* _INSTRUCTIONS TO FOLLOW_
Look in the material below for the line with "Clone this chart in Chart.js." and the line with "const labelRadius = [0.74, 0.61, 0.54, 0.57, 0.56];", then set down exactly those two lines and all lines between, nothing more.

* _RECORDS PROVIDED_
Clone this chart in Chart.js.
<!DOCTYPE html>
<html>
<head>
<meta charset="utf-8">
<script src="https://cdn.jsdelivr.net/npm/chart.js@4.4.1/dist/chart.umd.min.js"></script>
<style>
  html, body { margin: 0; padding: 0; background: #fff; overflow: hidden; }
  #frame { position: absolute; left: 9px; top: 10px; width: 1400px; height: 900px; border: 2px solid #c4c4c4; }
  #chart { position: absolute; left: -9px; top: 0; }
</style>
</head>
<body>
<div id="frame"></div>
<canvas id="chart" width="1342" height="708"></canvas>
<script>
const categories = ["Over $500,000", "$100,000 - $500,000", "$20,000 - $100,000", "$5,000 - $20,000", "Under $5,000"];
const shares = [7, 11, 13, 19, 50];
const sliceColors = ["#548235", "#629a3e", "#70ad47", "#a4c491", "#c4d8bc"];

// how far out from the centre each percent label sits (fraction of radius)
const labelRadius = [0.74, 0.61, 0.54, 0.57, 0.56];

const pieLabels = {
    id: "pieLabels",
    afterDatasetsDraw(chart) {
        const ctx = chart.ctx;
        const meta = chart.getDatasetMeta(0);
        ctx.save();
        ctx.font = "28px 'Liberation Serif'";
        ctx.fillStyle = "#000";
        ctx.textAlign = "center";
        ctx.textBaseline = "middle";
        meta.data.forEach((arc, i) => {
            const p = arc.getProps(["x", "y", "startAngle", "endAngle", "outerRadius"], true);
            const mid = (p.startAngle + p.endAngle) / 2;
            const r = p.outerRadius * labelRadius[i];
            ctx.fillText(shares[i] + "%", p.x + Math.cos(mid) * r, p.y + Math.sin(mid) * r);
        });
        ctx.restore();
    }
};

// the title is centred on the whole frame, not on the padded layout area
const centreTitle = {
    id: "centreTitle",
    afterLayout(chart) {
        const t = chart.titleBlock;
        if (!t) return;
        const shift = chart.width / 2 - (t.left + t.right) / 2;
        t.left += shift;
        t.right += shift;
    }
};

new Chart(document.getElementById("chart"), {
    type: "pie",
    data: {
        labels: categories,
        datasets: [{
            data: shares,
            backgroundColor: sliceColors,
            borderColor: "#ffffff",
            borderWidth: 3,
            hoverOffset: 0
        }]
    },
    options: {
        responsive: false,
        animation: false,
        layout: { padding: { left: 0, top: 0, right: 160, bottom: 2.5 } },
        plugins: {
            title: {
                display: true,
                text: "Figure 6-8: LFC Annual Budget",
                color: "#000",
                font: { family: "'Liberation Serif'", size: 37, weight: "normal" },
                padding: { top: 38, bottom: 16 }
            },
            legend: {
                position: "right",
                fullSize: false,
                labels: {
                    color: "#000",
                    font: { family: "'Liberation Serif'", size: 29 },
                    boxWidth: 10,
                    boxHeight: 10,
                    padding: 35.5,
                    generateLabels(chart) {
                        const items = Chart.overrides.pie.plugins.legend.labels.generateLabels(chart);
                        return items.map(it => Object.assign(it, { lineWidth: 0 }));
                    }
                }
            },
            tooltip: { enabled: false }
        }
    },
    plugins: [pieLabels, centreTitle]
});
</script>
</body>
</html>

==

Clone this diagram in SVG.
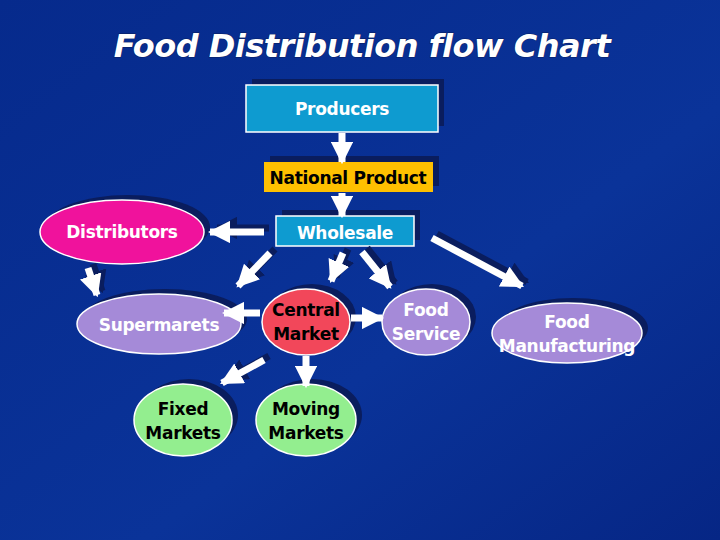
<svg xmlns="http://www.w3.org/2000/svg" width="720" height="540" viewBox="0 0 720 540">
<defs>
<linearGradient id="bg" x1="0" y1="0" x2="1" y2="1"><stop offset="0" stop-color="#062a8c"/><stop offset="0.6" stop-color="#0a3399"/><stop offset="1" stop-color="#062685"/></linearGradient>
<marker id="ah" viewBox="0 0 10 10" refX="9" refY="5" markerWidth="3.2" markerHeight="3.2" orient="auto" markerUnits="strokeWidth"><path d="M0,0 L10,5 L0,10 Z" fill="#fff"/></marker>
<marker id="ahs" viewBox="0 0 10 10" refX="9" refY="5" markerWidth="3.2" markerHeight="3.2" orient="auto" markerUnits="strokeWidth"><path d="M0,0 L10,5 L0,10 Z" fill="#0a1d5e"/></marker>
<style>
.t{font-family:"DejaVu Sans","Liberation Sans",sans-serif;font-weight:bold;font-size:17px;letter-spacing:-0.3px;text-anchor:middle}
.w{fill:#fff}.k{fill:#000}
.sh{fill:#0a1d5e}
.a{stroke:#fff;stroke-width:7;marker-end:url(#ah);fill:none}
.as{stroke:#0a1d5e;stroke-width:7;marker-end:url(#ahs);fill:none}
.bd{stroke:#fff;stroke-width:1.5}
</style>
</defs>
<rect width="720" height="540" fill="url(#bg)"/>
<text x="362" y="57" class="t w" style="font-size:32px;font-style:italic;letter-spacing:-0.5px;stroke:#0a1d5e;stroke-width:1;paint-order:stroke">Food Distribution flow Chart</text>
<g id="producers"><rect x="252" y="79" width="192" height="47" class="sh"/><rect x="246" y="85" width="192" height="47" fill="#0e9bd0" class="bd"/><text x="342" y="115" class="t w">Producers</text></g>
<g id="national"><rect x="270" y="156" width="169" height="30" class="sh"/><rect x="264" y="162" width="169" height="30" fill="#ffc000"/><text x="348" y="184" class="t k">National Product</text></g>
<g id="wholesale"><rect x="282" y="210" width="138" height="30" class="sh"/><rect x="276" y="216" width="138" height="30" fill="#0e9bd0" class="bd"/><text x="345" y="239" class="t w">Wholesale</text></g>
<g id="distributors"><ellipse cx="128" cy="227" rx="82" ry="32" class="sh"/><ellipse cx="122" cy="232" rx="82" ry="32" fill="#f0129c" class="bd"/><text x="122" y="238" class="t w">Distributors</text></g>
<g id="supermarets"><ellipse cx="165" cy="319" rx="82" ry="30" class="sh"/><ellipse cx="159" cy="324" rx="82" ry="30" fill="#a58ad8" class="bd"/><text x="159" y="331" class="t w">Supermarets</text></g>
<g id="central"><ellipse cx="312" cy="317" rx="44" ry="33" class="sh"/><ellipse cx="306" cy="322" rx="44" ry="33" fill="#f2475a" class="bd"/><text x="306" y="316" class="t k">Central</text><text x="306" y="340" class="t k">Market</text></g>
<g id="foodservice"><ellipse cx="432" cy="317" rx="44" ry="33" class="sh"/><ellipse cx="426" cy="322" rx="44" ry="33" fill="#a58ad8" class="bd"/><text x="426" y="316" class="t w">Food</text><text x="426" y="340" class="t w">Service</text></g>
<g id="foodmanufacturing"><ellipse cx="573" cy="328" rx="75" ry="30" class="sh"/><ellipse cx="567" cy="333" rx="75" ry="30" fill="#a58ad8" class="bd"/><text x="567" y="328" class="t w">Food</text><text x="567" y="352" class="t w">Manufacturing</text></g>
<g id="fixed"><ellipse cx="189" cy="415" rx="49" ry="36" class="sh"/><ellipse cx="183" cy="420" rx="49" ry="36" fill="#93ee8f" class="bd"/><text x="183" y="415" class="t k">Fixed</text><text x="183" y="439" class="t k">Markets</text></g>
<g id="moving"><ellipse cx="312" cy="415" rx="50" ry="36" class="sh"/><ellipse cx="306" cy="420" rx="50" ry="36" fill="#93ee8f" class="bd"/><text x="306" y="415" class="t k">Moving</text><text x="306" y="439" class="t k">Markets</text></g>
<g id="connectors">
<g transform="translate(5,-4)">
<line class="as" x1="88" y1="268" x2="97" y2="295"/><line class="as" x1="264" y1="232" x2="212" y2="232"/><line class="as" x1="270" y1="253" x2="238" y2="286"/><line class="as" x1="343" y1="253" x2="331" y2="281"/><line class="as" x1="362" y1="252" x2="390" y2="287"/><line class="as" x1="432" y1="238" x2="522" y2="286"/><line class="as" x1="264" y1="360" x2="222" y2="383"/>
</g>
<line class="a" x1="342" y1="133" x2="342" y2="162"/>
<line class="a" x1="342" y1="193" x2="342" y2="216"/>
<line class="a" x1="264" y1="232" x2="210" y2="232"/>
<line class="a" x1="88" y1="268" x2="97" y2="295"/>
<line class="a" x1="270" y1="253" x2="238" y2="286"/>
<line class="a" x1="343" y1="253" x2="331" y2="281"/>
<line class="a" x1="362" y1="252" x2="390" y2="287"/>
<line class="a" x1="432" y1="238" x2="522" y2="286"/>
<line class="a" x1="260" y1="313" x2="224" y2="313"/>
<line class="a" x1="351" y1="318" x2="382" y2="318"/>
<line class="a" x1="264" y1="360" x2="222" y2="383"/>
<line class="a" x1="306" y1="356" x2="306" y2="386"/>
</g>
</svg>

* _WRITTEN SOLUTION_
Clone this chart in Chart.js.
<!DOCTYPE html>
<html>
<head>
<meta charset="utf-8">
<script src="https://cdn.jsdelivr.net/npm/chart.js@4.4.1/dist/chart.umd.min.js"></script>
<style>
  html, body { margin: 0; padding: 0; background: #fff; overflow: hidden; }
  #frame { position: absolute; left: 9px; top: 10px; width: 1400px; height: 900px; border: 2px solid #c4c4c4; }
  #chart { position: absolute; left: -9px; top: 0; }
</style>
</head>
<body>
<div id="frame"></div>
<canvas id="chart" width="1342" height="708"></canvas>
<script>
const categories = ["Over $500,000", "$100,000 - $500,000", "$20,000 - $100,000", "$5,000 - $20,000", "Under $5,000"];
const shares = [7, 11, 13, 19, 50];
const sliceColors = ["#548235", "#629a3e", "#70ad47", "#a4c491", "#c4d8bc"];

// how far out from the centre each percent label sits (fraction of radius)
const labelRadius = [0.74, 0.61, 0.54, 0.57, 0.56];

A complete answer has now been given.